The Daily Telegraph
There was a time when a sharp rise in inflation would have sent shockwaves through the City and Westminster. Yet so wedded have we become to a new orthodoxy that relatively stable prices are now the norm that the biggest jump in 25 years can be dismissed as a blip. This is a dangerously complacent attitude. The latest figures from the Office for National Statistics show that the cost of living as measured by the Consumer Price Index has risen by 3.2 per cent. The Retail Price Index, once the preferred measure, stands at 4.8 per cent.
Compared with the runaway inflation of yore this is small beer. In the 1970s prices were rising at 15 per cent a year and at one point the quarterly RPI rose to just under 25 per cent. We are not going to get anywhere near that nowadays but it does require constant vigilance to ensure it does not get out of hand. As an example of how little politicians seem to care about this, the latest figures were not even mentioned by the Leader of the Opposition during the last Prime Minister’s Questions of the current session.
Sir Keir Starmer reverted to a tiresome Left-wing fixation on the minimum wage and benefits when the real economic issues at the moment are the rapid rise in wages and the record number of job vacancies. The two are connected. As businesses seek to fill vacancies, such as a critical shortage of HGV lorries, they have to pay more for their employees, passing the costs on in prices.
In the Commons, the Prime Minister made a virtue of these wage increases, averaging 4.1 per cent, helping to restore levels to those last seen before the financial crash. But the irony is that these increases will be eroded by inflation and a higher cost of living. This will be especially the case for public sector workers who are not able to avail themselves of greater bargaining power.

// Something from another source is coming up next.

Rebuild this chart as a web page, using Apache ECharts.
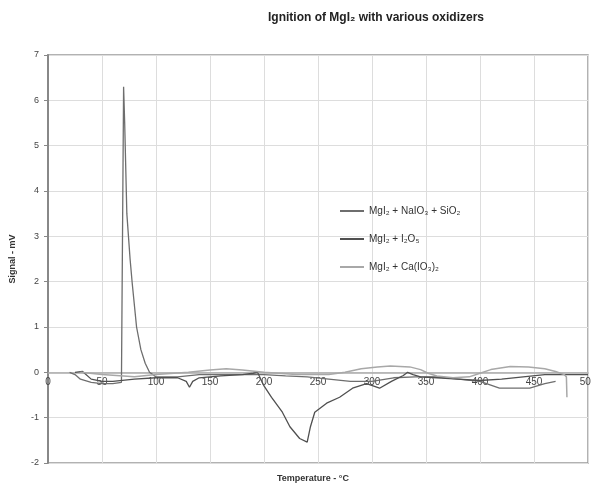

It is a good thing that we are moving away from a low-pay economy sustained by cheap imported labour. But there are consequences that need to be confronted and foremost among them is inflation.

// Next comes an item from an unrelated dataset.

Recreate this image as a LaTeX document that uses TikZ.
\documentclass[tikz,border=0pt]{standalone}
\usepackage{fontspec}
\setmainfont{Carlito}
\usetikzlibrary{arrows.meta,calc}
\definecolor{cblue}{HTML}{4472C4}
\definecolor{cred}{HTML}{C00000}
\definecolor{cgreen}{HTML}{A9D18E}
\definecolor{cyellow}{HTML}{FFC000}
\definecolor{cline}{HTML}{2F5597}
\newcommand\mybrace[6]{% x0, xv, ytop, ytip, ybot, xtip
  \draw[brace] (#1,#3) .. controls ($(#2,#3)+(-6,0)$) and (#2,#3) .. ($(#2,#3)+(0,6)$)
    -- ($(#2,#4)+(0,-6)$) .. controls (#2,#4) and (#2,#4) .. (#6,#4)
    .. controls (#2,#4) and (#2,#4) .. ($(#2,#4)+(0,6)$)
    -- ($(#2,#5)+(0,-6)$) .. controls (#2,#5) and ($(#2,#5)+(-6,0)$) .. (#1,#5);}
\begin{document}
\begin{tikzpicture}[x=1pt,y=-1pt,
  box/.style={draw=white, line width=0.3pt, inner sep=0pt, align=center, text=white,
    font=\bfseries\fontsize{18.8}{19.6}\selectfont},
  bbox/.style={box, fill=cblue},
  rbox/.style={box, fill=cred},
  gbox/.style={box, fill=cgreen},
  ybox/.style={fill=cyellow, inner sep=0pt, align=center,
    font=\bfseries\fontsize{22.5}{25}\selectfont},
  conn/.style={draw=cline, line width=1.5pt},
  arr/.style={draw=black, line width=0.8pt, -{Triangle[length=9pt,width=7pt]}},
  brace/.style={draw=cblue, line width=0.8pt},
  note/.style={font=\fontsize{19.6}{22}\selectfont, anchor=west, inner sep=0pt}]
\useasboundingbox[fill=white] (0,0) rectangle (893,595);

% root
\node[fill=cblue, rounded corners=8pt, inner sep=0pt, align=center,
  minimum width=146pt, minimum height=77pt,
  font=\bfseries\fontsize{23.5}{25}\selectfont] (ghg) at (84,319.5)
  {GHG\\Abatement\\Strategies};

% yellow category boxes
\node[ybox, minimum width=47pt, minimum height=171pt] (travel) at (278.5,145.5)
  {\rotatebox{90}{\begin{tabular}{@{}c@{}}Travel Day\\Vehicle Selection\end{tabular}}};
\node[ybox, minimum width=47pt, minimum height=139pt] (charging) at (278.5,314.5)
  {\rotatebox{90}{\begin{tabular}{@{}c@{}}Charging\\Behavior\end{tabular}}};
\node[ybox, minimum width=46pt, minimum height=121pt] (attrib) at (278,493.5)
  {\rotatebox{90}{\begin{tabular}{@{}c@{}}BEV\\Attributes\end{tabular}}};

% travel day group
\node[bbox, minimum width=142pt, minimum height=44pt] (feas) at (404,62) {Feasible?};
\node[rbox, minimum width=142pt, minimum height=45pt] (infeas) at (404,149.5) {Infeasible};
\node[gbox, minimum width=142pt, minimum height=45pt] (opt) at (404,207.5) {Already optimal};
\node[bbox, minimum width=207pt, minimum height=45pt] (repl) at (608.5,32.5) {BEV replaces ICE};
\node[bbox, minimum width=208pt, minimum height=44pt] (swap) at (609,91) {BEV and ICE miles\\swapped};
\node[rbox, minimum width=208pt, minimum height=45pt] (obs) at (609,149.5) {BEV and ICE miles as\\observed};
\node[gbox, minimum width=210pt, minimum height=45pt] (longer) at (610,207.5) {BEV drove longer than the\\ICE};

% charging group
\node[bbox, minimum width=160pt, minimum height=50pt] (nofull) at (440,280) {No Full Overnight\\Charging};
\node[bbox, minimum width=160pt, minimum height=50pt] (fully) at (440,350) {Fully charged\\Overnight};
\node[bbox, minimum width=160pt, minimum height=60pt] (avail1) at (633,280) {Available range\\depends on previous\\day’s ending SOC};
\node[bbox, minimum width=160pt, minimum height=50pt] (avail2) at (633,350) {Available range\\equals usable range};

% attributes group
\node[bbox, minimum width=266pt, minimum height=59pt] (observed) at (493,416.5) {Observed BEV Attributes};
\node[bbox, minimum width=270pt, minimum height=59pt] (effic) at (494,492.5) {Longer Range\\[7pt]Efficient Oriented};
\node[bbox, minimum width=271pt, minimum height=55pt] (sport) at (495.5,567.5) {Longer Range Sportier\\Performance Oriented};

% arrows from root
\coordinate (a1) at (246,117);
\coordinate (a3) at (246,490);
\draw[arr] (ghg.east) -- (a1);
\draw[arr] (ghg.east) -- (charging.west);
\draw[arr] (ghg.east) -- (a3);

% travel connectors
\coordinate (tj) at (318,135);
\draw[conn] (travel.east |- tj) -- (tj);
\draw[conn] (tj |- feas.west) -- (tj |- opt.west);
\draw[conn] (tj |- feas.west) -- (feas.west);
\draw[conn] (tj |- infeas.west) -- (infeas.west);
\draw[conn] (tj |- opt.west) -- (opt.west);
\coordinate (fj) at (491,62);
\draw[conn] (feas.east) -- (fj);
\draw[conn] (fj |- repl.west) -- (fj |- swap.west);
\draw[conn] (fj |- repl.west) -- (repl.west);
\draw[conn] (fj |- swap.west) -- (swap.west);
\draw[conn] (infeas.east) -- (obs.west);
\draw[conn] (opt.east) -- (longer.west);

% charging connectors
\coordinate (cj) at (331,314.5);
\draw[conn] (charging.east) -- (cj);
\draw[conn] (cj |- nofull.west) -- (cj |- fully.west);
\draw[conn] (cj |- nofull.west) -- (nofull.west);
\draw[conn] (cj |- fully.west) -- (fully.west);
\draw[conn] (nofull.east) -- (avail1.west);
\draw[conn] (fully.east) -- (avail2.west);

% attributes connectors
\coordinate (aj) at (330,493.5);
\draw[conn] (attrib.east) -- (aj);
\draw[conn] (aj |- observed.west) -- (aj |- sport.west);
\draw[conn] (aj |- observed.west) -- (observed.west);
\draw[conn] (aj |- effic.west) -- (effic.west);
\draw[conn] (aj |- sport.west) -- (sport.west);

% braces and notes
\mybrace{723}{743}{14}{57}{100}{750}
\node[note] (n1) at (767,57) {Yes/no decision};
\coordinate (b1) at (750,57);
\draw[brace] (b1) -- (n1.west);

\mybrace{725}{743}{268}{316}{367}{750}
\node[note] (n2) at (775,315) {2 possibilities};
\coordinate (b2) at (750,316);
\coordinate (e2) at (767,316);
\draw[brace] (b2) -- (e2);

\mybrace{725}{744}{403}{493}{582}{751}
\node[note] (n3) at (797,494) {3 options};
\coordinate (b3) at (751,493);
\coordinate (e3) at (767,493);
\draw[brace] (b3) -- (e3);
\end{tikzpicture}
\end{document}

The Bank of England Monetary Policy Committee (MPC) is mandated to keep inflation to 2 per cent or below, with interest rates acting as its principal control mechanism. The MPC decided last month to keep rates at their current historically low levels, despite signs of incipient inflation, and its members have clearly concluded that this is a temporary phenomenon. An interest rate rise at the moment would harm the economy, especially with another uncertain winter looming, threatening further supply chain disruption and staff shortages.